EISs are intended to ferret out and analyze exactly such issues, but the Corps refused to. In keeping with an what appears to be an unfortunate trend in EISs for terrible projects, the Corps responded to this set of concerns with a single vague and repeated blowoff: “The Corps does not expect the proposed channel modification … to have an impact on the global supply and demand of crude oil and refined petroleum exports, and therefore would not be expected to have an increase in oil refinery production.” Of course, the expert’s conclusion regarding an uptick in refining was not grounded in global market trends as this dismissive handwave would suggest; and the Corps utterly ignores his actual reasoning grounded in refinery capacity data.

If the dredging does in fact result in an increase in refinery capacity utilization, the environmental impact would be formidable. Refineries—particularly the California refineries that process heavy crude oil—are enormous sources of both greenhouse gases and conventional pollutants that harm local communities. As I explained in a recent post, the fine particulate matter pollution they generate has been linked to increased COVID-19 risk—implicating serious environmental justice issues, since refineries are disproportionately surrounded by communities of color.

Moreover, additional large tankers coming through the Bay could increase the number of deadly collisions with large whales and other marine mammals, which already suffer significant mortality from these ship strikes as things stand now

And if that’s not enough, some of those tankers could well be carrying heavy nonfloating oil from Canada, which is notoriously difficult if not impossible to clean up when it spills. Just last year, the California legislature and Governor Newsom recognized the seriousness of the nonfloating oil spill risk by enacting AB 936, providing for heightened planning to address such spills, which have wrought ecological havoc elsewhere in the country. 

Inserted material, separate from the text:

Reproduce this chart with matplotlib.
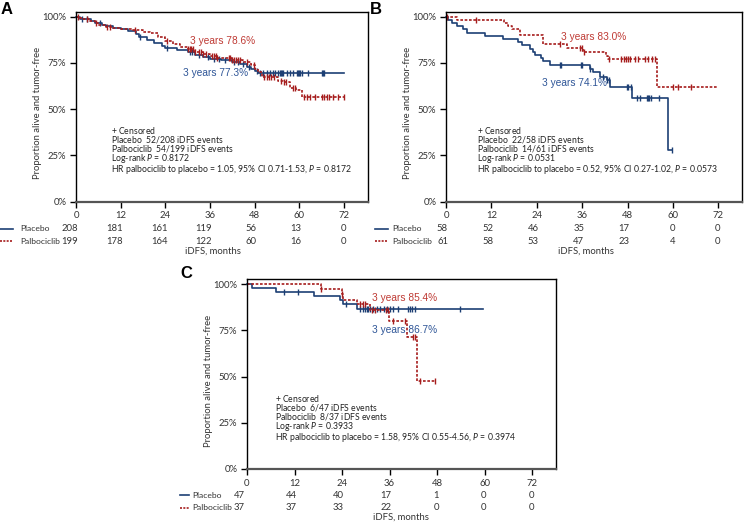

Do not be fooled by the Corps’ rather disingenuous claims that any of this is about reducing Californians’ gas prices. Aside the fact that crude oil transportation is a tiny fraction of gas prices (too small to merit its own mention in most price breakdowns), and that oil prices are set on a world market, the debottlenecked capacity would be used substantially for producing refined products for export. West Coast demand for refined products has been steadily dropping since 2010, but both refinery production and exports from West Coast refineries have been increasing since then; and Bay Area refineries are now net exporters of gasoline and diesel fuels. None of this is really about California consumers. It’s about, as our friends at Communities for a Better Environment have memorably put it, making California the gas station of the Pacific Rim

Struggling Californians need all kinds of support right now to get through our troubled times. Of all the ways our tax dollars could be spent to help us, bailing out a dying industry so it can further pollute our communities in order to manufacture exports that drive climate change really ought to be low on the list.